During the training process, the Generator and the Discriminator are trained alternately. 


import matplotlib.pyplot as plt

def train_gan(num_epochs):
    for epoch in range(num_epochs):
        for i, (imgs, _) in enumerate(train_loader):
            # Labels for real images
            real_imgs = imgs
            real_labels = torch.ones(real_imgs.size(0), 1)
            fake_labels = torch.zeros(real_imgs.size(0), 1)

            # Train the Discriminator
            optimizer_D.zero_grad()
            outputs = discriminator(real_imgs)
            d_loss_real = criterion(outputs, real_labels)
            d_loss_real.backward()

            z = torch.randn(real_imgs.size(0), 100)
            fake_imgs = generator(z)
            outputs = discriminator(fake_imgs.detach())
            d_loss_fake = criterion(outputs, fake_labels)
            d_loss_fake.backward()
            optimizer_D.step()

            # Train the Generator
            optimizer_G.zero_grad()
            outputs = discriminator(fake_imgs)
            g_loss = criterion(outputs, real_labels)
            g_loss.backward()
            optimizer_G.step()

        if epoch % 100 == 0:
            print(f'Epoch [{epoch}/{num_epochs}], d_loss: {d_loss_real.item() + d_loss_fake.item():.4f}, g_loss: {g_loss.item():.4f}')

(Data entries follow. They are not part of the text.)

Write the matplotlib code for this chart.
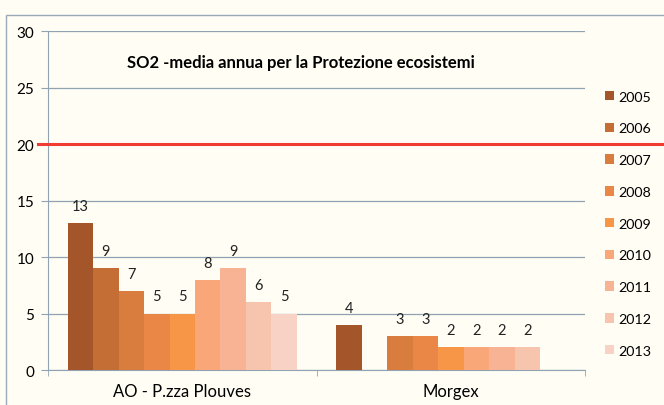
import numpy as np
import matplotlib.pyplot as plt
from matplotlib.patches import Rectangle

stations = ['AO - P.zza Plouves', 'Morgex']
years = ['2005', '2006', '2007', '2008', '2009', '2010', '2011', '2012', '2013']
ao = [13, 9, 7, 5, 5, 8, 9, 6, 5]
morgex = [4, None, 3, 3, 2, 2, 2, 2, None]
limit = 20
colors = ['#a5552a', '#c46d35', '#d97d3f', '#ea8747', '#f79646',
          '#f9a678', '#f8b394', '#f7c4ad', '#f8d3c5']

plt.rcParams['font.family'] = ['Lato', 'DejaVu Sans']
bg = '#fffdf4'
fig = plt.figure(figsize=(6.64, 4.06), dpi=100, facecolor=bg)
ax = fig.add_axes([0.0723, 0.086, 0.809, 0.835])
ax.set_facecolor(bg)

fig.patches.append(Rectangle((6/664, -0.1), 1.2, 1 - 16/406 + 0.1, transform=fig.transFigure,
                             fill=False, edgecolor='#9aabb8', lw=1.0))

gw = 0.853
w = gw / 9
for i, yr in enumerate(years):
    vals = [ao[i], morgex[i]]
    for j, v in enumerate(vals):
        if v is None:
            continue
        x = j + 0.5 - gw / 2 + (i + 0.5) * w
        ax.bar(x, v, width=w, color=colors[i], edgecolor='none',
               label=yr if j == 0 else None, zorder=3)
        ax.text(x, v + 0.9, str(v), ha='center', va='bottom', fontsize=10.5, color='#222222')

ax.axhline(limit, xmin=-0.019, xmax=1.15, color='#f03c32', lw=2.2, clip_on=False, zorder=4)

ax.set_xlim(0, 2)
ax.set_ylim(0, 30)
ax.set_yticks(np.arange(0, 31, 5))
ax.yaxis.grid(True, color='#8fa3b3', lw=0.9)
ax.set_axisbelow(True)
ax.set_xticks([0.5, 1.5])
ax.set_xticklabels(stations, fontsize=12)
ax.set_xticks([0, 1, 2], minor=True)
ax.tick_params(axis='x', which='major', length=0, pad=9)
ax.tick_params(axis='x', which='minor', length=4, color='#8fa3b3')
ax.tick_params(axis='y', length=5, color='#8fa3b3', labelsize=11, pad=5)
for s in ['top', 'right']:
    ax.spines[s].set_visible(False)
ax.spines['left'].set_color('#8fa3b3')
ax.spines['bottom'].set_color('#8fa3b3')

ax.text(0.147, 0.91, 'SO2 -media annua per la Protezione ecosistemi', transform=ax.transAxes,
        fontsize=12, fontweight='bold', ha='left', va='center')

ax.legend(loc='upper left', bbox_to_anchor=(1.012, 0.862), frameon=False, fontsize=10.3,
          handlelength=0.65, handleheight=0.65, handletextpad=0.35, labelspacing=1.38)

plt.savefig('out.png', dpi=100, facecolor=bg)
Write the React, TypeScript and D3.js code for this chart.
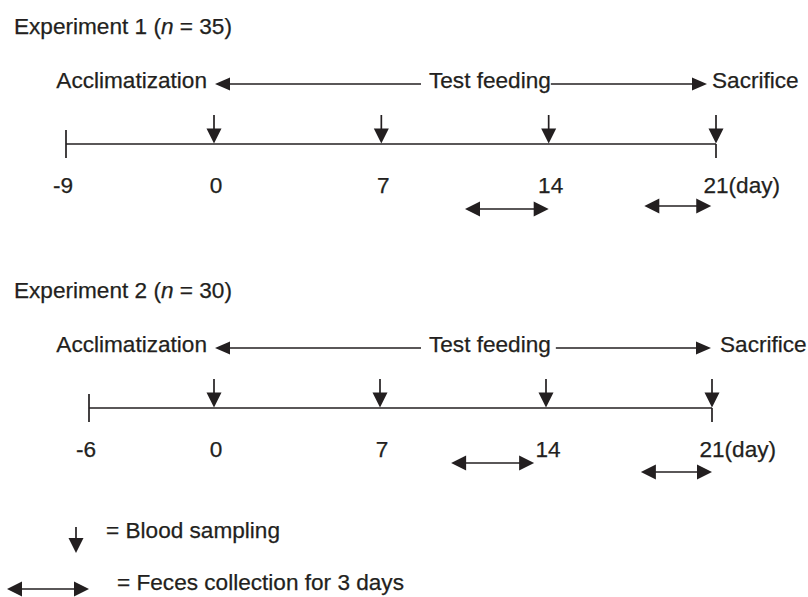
import { useEffect, useRef } from "react";
import * as d3 from "d3";

// data
const EXPERIMENTS = ["Experiment 1", "Experiment 2"];
const GROUP_N = [35, 30];
const ACCLIM_START = [-9, -6];
const SAMPLE_DAYS = [0, 7, 14, 21];
const FECES_PERIODS = [
  [
    [10.5, 14],
    [18, 20.8],
  ],
  [
    [10, 13.5],
    [18, 21],
  ],
];
const PHASES = ["Acclimatization", "Test feeding", "Sacrifice"];
const LEGEND = ["= Blood sampling", "= Feces collection for 3 days"];

const W = 808;
const H = 597;
const INK = "#231f20";
const FONT = "'Liberation Sans', Arial, Helvetica, sans-serif";
const FS = 22.6;

// layout per experiment block
const LAYOUT = [
  { axisY: 144, startX: 66, zeroX: 214, endX: 716, fecesDy: [65, 62], tipGap: 9, sacDx: -4, lineGap: 0 },
  { axisY: 408, startX: 89, zeroX: 214, endX: 712, fecesDy: [55, 64], tipGap: 1, sacDx: 8, lineGap: 5 },
];

export default function App() {
  const ref = useRef<SVGSVGElement | null>(null);

  useEffect(() => {
    const el = ref.current;
    if (!el) return;
    const svg = d3.select(el);
    svg.selectAll("*").remove();

    const text = (g: any, x: number, y: number, s: string, anchor = "start") =>
      g
        .append("text")
        .attr("x", x)
        .attr("y", y)
        .attr("text-anchor", anchor)
        .attr("font-family", FONT)
        .attr("font-size", FS)
        .attr("fill", INK)
        .attr("stroke", INK)
        .attr("stroke-width", 0.25)
        .text(s);

    const line = (g: any, x1: number, y1: number, x2: number, y2: number) =>
      g
        .append("line")
        .attr("x1", x1)
        .attr("y1", y1)
        .attr("x2", x2)
        .attr("y2", y2)
        .attr("stroke", INK)
        .attr("stroke-width", 1.7);

    const tri = (g: any, pts: [number, number][]) =>
      g.append("path").attr("d", "M" + pts.map((p) => p.join(",")).join("L") + "Z").attr("fill", INK);

    // down arrow with tip at (x, yTip)
    const downArrow = (g: any, x: number, yTop: number, yTip: number) => {
      line(g, x, yTop, x, yTip - 12);
      tri(g, [
        [x - 7.5, yTip - 15],
        [x + 7.5, yTip - 15],
        [x, yTip],
      ]);
    };

    // horizontal arrow heads
    const leftHead = (g: any, x: number, y: number, len = 15, hh = 7.5) =>
      tri(g, [
        [x, y],
        [x + len, y - hh],
        [x + len, y + hh],
      ]);
    const rightHead = (g: any, x: number, y: number, len = 15, hh = 7.5) =>
      tri(g, [
        [x, y],
        [x - len, y - hh],
        [x - len, y + hh],
      ]);

    const doubleArrow = (g: any, x1: number, x2: number, y: number) => {
      line(g, x1 + 10, y, x2 - 10, y);
      leftHead(g, x1, y);
      rightHead(g, x2, y);
    };

    EXPERIMENTS.forEach((name, i) => {
      const L = LAYOUT[i];
      const g = svg.append("g");
      const x = d3
        .scaleLinear()
        .domain([ACCLIM_START[i], 0, SAMPLE_DAYS[SAMPLE_DAYS.length - 1]])
        .range([L.startX, L.zeroX, L.endX]);
      const y0 = L.axisY;

      // title
      const t = text(g, 14, y0 - 110, `${name} (`);
      t.append("tspan").attr("font-style", "italic").text("n");
      t.append("tspan").text(` = ${GROUP_N[i]})`);

      // phase header
      const hy = y0 - 60;
      const x0 = x(0);
      const x21 = x(SAMPLE_DAYS[SAMPLE_DAYS.length - 1]);
      text(g, x0 - 7, hy + 4, PHASES[0], "end");
      const tf = text(g, x0 + 215, hy + 4, PHASES[1]);
      const tfW = (tf.node() as SVGTextElement).getComputedTextLength();
      line(g, x0 + 10, hy, x0 + 207, hy);
      leftHead(g, x0 + 1, hy, 15, 6.5);
      line(g, x0 + 215 + tfW + L.lineGap, hy, x21 - L.tipGap - 10, hy);
      rightHead(g, x21 - L.tipGap, hy, 15, 6.5);
      text(g, x21 + L.sacDx, hy + 4, PHASES[2]);

      // timeline
      line(g, L.startX, y0, x21, y0);
      line(g, L.startX, y0 - 14, L.startX, y0 + 14);
      line(g, x21, y0, x21, y0 + 14);

      // blood sampling arrows
      SAMPLE_DAYS.forEach((d) => downArrow(g, x(d), y0 - 29, y0 - 0.5));

      // tick labels
      const ly = y0 + 49;
      text(g, x(ACCLIM_START[i]) - 3, ly, String(ACCLIM_START[i]), "middle");
      SAMPLE_DAYS.forEach((d, k) => {
        const isLast = k === SAMPLE_DAYS.length - 1;
        const lab = text(g, x(d) + (isLast ? 0 : 2), ly, String(d), "middle");
        if (isLast) {
          const w = (lab.node() as SVGTextElement).getComputedTextLength();
          text(g, x(d) + w / 2, ly, "(day)");
        }
      });

      // feces collection
      FECES_PERIODS[i].forEach(([a, b], k) => doubleArrow(g, x(a), x(b), y0 + L.fecesDy[k]));
    });

    // legend
    const lg = svg.append("g");
    downArrow(lg, 76, 527, 553);
    text(lg, 106, 538, LEGEND[0]);
    doubleArrow(lg, 7, 89, 589);
    text(lg, 117, 590, LEGEND[1]);
  }, []);

  return (
    <div style={{ position: "absolute", left: 0, top: 0, width: W, height: H, background: "#fff" }}>
      <svg ref={ref} width={W} height={H} viewBox={`0 0 ${W} ${H}`} />
    </div>
  );
}
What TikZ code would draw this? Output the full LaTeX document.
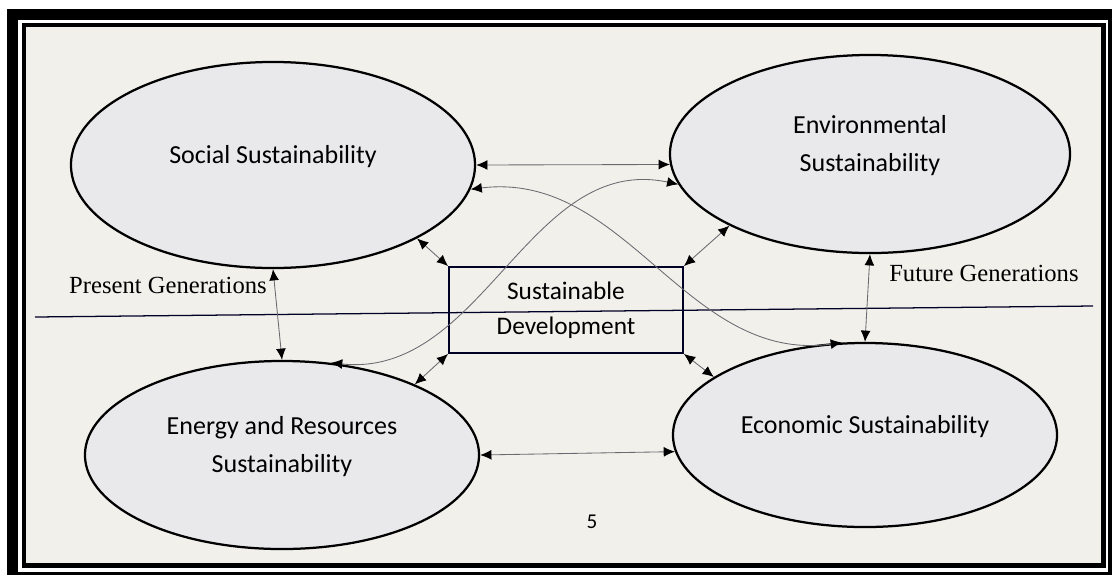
\documentclass[tikz,border=0pt]{standalone}
\usepackage{fontspec}
\setmainfont{Carlito}
\newfontfamily\genfont{Liberation Serif}
\usepackage{tikz}
\usetikzlibrary{positioning,arrows.meta,shapes.geometric}
\definecolor{paper}{RGB}{242,240,235}
\definecolor{ovalfill}{RGB}{233,233,236}
\definecolor{inkline}{RGB}{105,105,112}

\begin{document}
\begin{tikzpicture}[
    x=0.025cm, y=-0.025cm,
    pillar/.style={ellipse, draw, line width=1.6pt, fill=ovalfill, inner sep=0pt, align=center, text depth=15pt, font=\fontsize{18.5}{27}\selectfont},
    core/.style={draw=black!85!blue, line width=1.3pt, inner sep=0pt, align=center, minimum width=5.85cm, minimum height=2.15cm, font=\fontsize{18}{25}\selectfont},
    gen/.style={inner sep=0pt, font=\genfont\fontsize{17.5}{20}\selectfont},
    link/.style={{Latex[length=8pt,width=7pt,color=black]}-{Latex[length=8pt,width=7pt,color=black]}, draw=inkline, line width=0.6pt}
]
\useasboundingbox (0,0) rectangle (1112,575);
\fill[white] (0,0) rectangle (1112,575);
\fill[black] (7,9) rectangle (1112,575);
\fill[white] (18,20) rectangle (1108,572);
\fill[black] (22,23) rectangle (1106,568);
\fill[paper] (26,27) rectangle (1101,563);

\node[pillar, minimum width=10.1cm, minimum height=5.15cm] (social) at (273,165) {Social Sustainability};
\node[pillar, minimum width=10cm, minimum height=4.95cm] (env) at (870,154) {Environmental\\Sustainability};
\node[pillar, minimum width=9.85cm, minimum height=4.7cm] (energy) at (282,455) {Energy and Resources\\Sustainability};
\node[pillar, minimum width=9.6cm, minimum height=4.6cm] (econ) at (865,435) {Economic Sustainability};
\node[core] (sd) at (566,310) {Sustainable\\Development};

\coordinate (divl) at (35,317);
\coordinate (divr) at (1093,306);
\draw[line width=0.9pt, black!85!blue] (divl) -- (divr);

\node[gen, anchor=east] (present) at (267,285) {Present Generations};
\node[gen, anchor=west] (future) at (889,273) {Future Generations};
\node[font=\fontsize{15}{18}\selectfont] (page) at (592,522) {5};

\draw[link] (social.south) -- (energy.north);
\draw[link] (env.south) -- (econ.north);
\draw[link] (social.east) -- (env.183);
\draw[link] (energy.east) -- (econ.185);
\draw[link] (sd.north west) -- (social.-27);
\draw[link] (sd.north east) -- (env.-153);
\draw[link] (sd.south west) -- (energy.28);
\draw[link] (sd.south east) -- (econ.159);
\draw[link] (social.-7) to[out=7,in=188] (econ.104);
\draw[link] (energy.62) to[out=-6,in=168] (env.-171);
\end{tikzpicture}
\end{document}
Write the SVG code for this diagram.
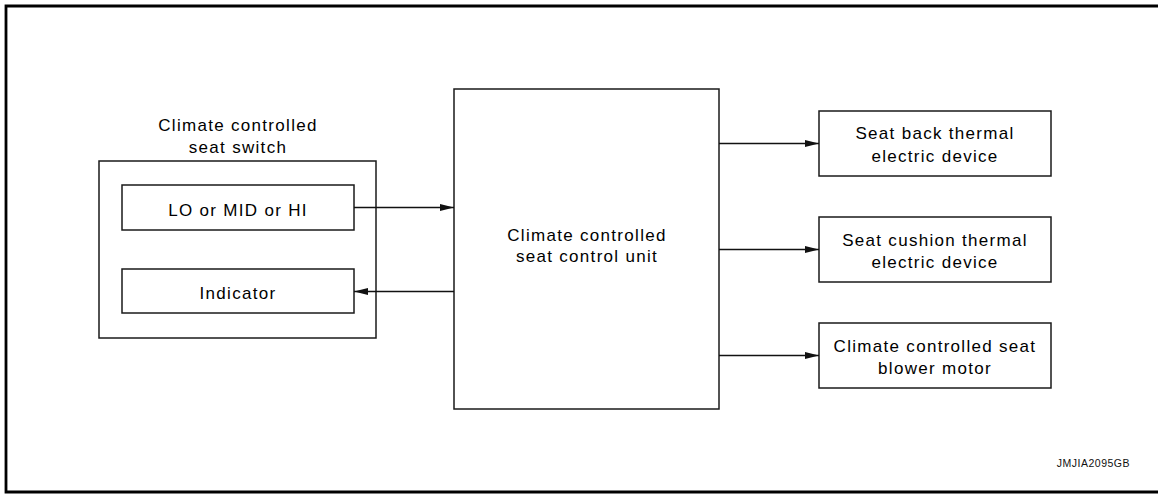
<svg xmlns="http://www.w3.org/2000/svg" width="1161" height="494" viewBox="0 0 1161 494">
<style>
.box{fill:#fff;stroke:#1a1a1a;stroke-width:1.5}
.t{font-family:"Liberation Sans",Arial,sans-serif;font-size:17px;letter-spacing:1.3px;fill:#000;text-anchor:middle}
.c{stroke:#111;stroke-width:1.3;fill:none;marker-end:url(#ah)}
.frame{stroke:#000;stroke-width:2.8;fill:none}
.code{font-family:"Liberation Sans",Arial,sans-serif;font-size:10.5px;letter-spacing:0.5px;fill:#111;text-anchor:end}
</style>
<defs>
<marker id="ah" markerWidth="15" markerHeight="8" refX="14" refY="3.5" orient="auto" markerUnits="userSpaceOnUse">
<path d="M0,0 L14,3.5 L0,7 Z" fill="#111"/>
</marker>
</defs>
<rect width="1161" height="494" fill="#fff"/>
<path class="frame" d="M1158,6 H6 V492 H1158"/>
<g id="switch">
<text class="t" x="238" y="131">Climate controlled</text>
<text class="t" x="238" y="153">seat switch</text>
<rect class="box" x="99" y="161" width="277" height="177"/>
</g>
<g id="lomidhi">
<rect class="box" x="122" y="185" width="232" height="45"/>
<text class="t" x="238" y="216">LO or MID or HI</text>
</g>
<g id="indicator">
<rect class="box" x="122" y="269" width="232" height="44"/>
<text class="t" x="238" y="299">Indicator</text>
</g>
<g id="control-unit">
<rect class="box" x="454" y="89" width="265" height="320"/>
<text class="t" x="587" y="241">Climate controlled</text>
<text class="t" x="587" y="262">seat control unit</text>
</g>
<g id="seat-back">
<rect class="box" x="819" y="111" width="232" height="65"/>
<text class="t" x="935" y="139">Seat back thermal</text>
<text class="t" x="935" y="162">electric device</text>
</g>
<g id="seat-cushion">
<rect class="box" x="819" y="217" width="232" height="65"/>
<text class="t" x="935" y="246">Seat cushion thermal</text>
<text class="t" x="935" y="268">electric device</text>
</g>
<g id="blower">
<rect class="box" x="819" y="323" width="232" height="65"/>
<text class="t" x="935" y="352">Climate controlled seat</text>
<text class="t" x="935" y="374">blower motor</text>
</g>
<g id="connectors">
<line class="c" x1="354" y1="207.5" x2="454" y2="207.5"/>
<line class="c" x1="454" y1="291.5" x2="354" y2="291.5"/>
<line class="c" x1="719" y1="143.5" x2="819" y2="143.5"/>
<line class="c" x1="719" y1="249.5" x2="819" y2="249.5"/>
<line class="c" x1="719" y1="355.5" x2="819" y2="355.5"/>
</g>
<text class="code" x="1130" y="467">JMJIA2095GB</text>
</svg>
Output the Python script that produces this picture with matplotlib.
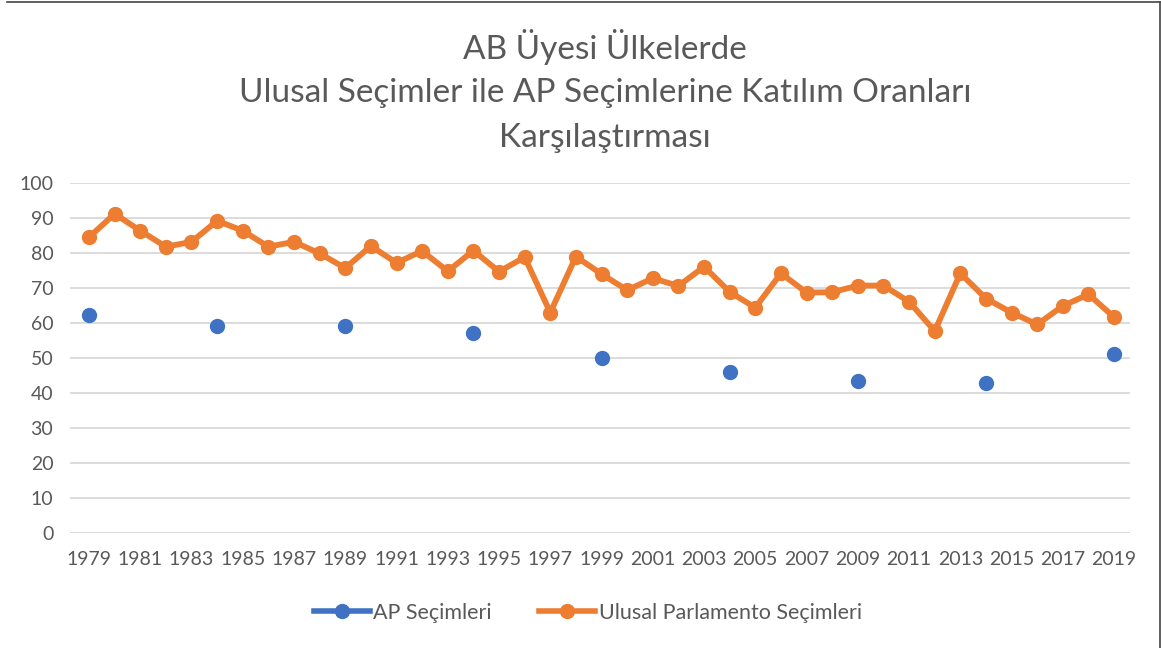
import matplotlib
matplotlib.use("Agg")
import matplotlib.pyplot as plt
from matplotlib.lines import Line2D
import numpy as np

plt.rcParams["font.family"] = ["Lato", "DejaVu Sans"]

# values
years = list(range(1979, 2020))
national = [84.4, 91.1, 86.3, 81.7, 83.1, 89.1, 86.3, 81.7, 83.1, 79.8,
            75.6, 81.9, 77.1, 80.5, 74.7, 80.6, 74.6, 78.7, 62.9, 78.9,
            73.9, 69.3, 72.7, 70.5, 76.0, 68.8, 64.3, 74.1, 68.6, 68.7,
            70.6, 70.6, 66.0, 57.6, 74.1, 66.9, 62.9, 59.5, 64.8, 68.1,
            61.6]
ap_years = [1979, 1984, 1989, 1994, 1999, 2004, 2009, 2014, 2019]
ap_values = [62.2, 59.1, 59.1, 57.0, 49.8, 45.9, 43.4, 42.7, 51.1]

title_lines = ["AB Üyesi Ülkelerde",
               "Ulusal Seçimler ile AP Seçimlerine Katılım Oranları",
               "Karşılaştırması"]
ap_label = "AP Seçimleri"
nat_label = "Ulusal Parlamento Seçimleri"

BLUE = "#3F72C2"
ORANGE = "#ED7D31"
GRAY = "#595959"
GRID = "#D9D9D9"

W, H = 1161, 648
fig = plt.figure(figsize=(W / 100, H / 100), dpi=100)
ax = fig.add_axes([70 / W, 1 - 532.7 / H, (1130 - 70) / W, 350 / H])

ax.plot(years, national, color=ORANGE, linewidth=4.2, marker="o",
        markersize=10, zorder=3, solid_joinstyle="round")
ax.plot(ap_years, ap_values, linestyle="none", color=BLUE, marker="o",
        markersize=10, zorder=4)

ax.set_xlim(1978.26, 2019.62)
ax.set_ylim(0, 100)
ax.set_yticks(np.arange(0, 101, 10))
ax.set_xticks(years[::2])
ax.tick_params(length=0, labelsize=14, colors=GRAY)
ax.tick_params(axis="x", pad=13)
ax.tick_params(axis="y", pad=12)
ax.grid(axis="y", color=GRID, linewidth=1.3)
ax.set_axisbelow(True)
for s in ax.spines.values():
    s.set_visible(False)

for i, line in enumerate(title_lines):
    fig.text(605 / W, 1 - (47 + 45.5 * i) / H, line, ha="center", va="center",
             fontsize=24, color=GRAY)

handles = [Line2D([], [], color=BLUE, linewidth=4, marker="o", markersize=10),
           Line2D([], [], color=ORANGE, linewidth=4, marker="o", markersize=10)]
fig.legend(handles, [ap_label, nat_label], loc="center",
           bbox_to_anchor=(588 / W, 1 - 613 / H), ncol=2, frameon=False,
           fontsize=15.5, labelcolor=GRAY, handlelength=2.6, handletextpad=0.15,
           columnspacing=2.2)

# thin frame on top and right
fig.add_artist(Line2D([7 / W, 1160 / W], [1 - 2 / H, 1 - 2 / H],
                      color="#444444", linewidth=1.2))
fig.add_artist(Line2D([1160 / W, 1160 / W], [1 - 2 / H, 0],
                      color="#444444", linewidth=1.2))

fig.savefig("out.png", dpi=100)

            # Display generated images
            with torch.no_grad():
                generated_images = generator(torch.randn(64, 100)).detach().cpu()
                plt.figure(figsize=(10, 10))
                plt.imshow(torchvision.utils.make_grid(generated_images, nrow=8, normalize=True).permute(1, 2, 0))
                plt.axis('off')
                plt.show()

train_gan(num_epochs=1000)

4. Conclusion

GANs are very powerful generative models that are applied in various fields.
In this tutorial, we explored how to implement GAN using PyTorch.
By learning through the competition between the Generator and the Discriminator, GANs can generate high-quality data.
For practical applications, various techniques (e.g., conditional GAN, style GAN, etc.) can be used to improve performance.

In the future, we will discuss more advanced GAN architectures and their applications.
GANs are still under active research, and new methods of GAN are continuously being introduced, so it is important to keep an eye on updates related to them.